14 December 2017

I owe Xu Fuguan an apology

Xu Fuguan 徐復觀

I’ve let it be known before that I’m slightly hostile to that group of scholars known as the New Confucians – the ones who promoted Confucian doctrines in the wake of the Republican revolution. A significant part of my distaste comes from the political fact that many of them were intimately tied to Jiang Jieshi’s Guomindang government, which was both corrupt and every bit as thuggish and dictatorial as the Communists. But, according to some of the reading I’ve been doing recently, the reality is far more complicated than that – and Chinese history during the Republican-warlordist era, the Sino-Japanese War and the Civil War was a remarkably messy time.

Xu Fuguan, for example, was highly sympathetic to socialism and approved many aspects of the CCP’s programme; however, he used these insights to provide Jiang Jieshi with intelligence on the CCP in the hope that the Guomindang could be reformed from within. Upon seeing that this hope had been misguided, it became a matter of deep and intense shame for him after his exile to Taiwan in 1949, and caused him to spend the rest of his career railing – with good cause – against KMT corruption, cronyism, looting and the cult of personality around Jiang; against the moral cowardice of China’s intelligentsia and its liberal élite (Hu Shi in particular); against the CCP’s abandonment of humaneness; and against American imperialism and support for anti-communist dictatorships in Asia. His socialist- and collectivist-leaning ‘democratic Confucian’ critique of the political situation actually sounds very much like Zhang Junmai’s (or my own, for that matter), and I was quite wrong to criticise him as I did. The fact that Xu Fuguan had precious little use for postmodern ‘art’ is equally endearing to me, I must admit.

Xu Fuguan’s later critique of the CCP (that the Great Proletarian Cultural Revolution essentially continued all the bad points of the feudalism of the ‘old society’ while continuing none of its good points) is also something I can get on board with, though I’m not entirely sanguine about where and how he casts the blame. His distaste for rural peasant leaders and their methods is understandable, but it doesn’t fit well with his general sympathy for the poor; it also doesn’t really accord with fact.
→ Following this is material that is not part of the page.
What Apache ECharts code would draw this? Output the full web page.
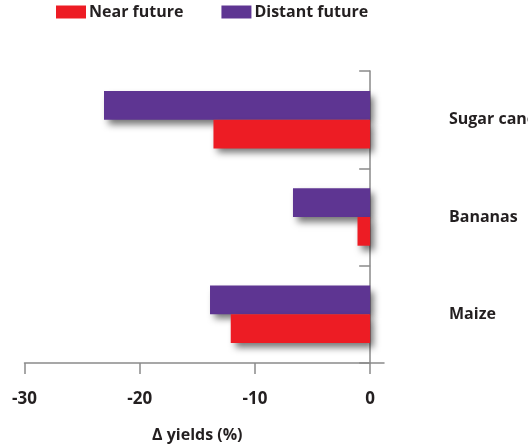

The greatest damage done during the Cultural Revolution was in the big cities and in the old centres of culture, where the Red Guards attacked anything that smacked of the ‘Four Olds’. The rural effects of the Cultural Revolution, though by no means absent or harmless, were far more attenuated and less dramatic.

In short – Xu Fuguan was a far more complex and, to my mind now, more sympathetic character than I had originally thought. I was deeply unfair to him before, and I apologise for that. His thought parallels that of Zhang Junmai. He didn’t cling to the lies of the Guomindang once he saw them for what they truly were, and I respect that deeply – nor was his early support for the CCP something that blinkered him either. I still think that the apolitical quietism of his colleagues and their tacit support for the Guomindang’s policies both on the mainland and on Taiwan is something reprehensible, but I’m now much more aware of the difficulties and complexities of the time.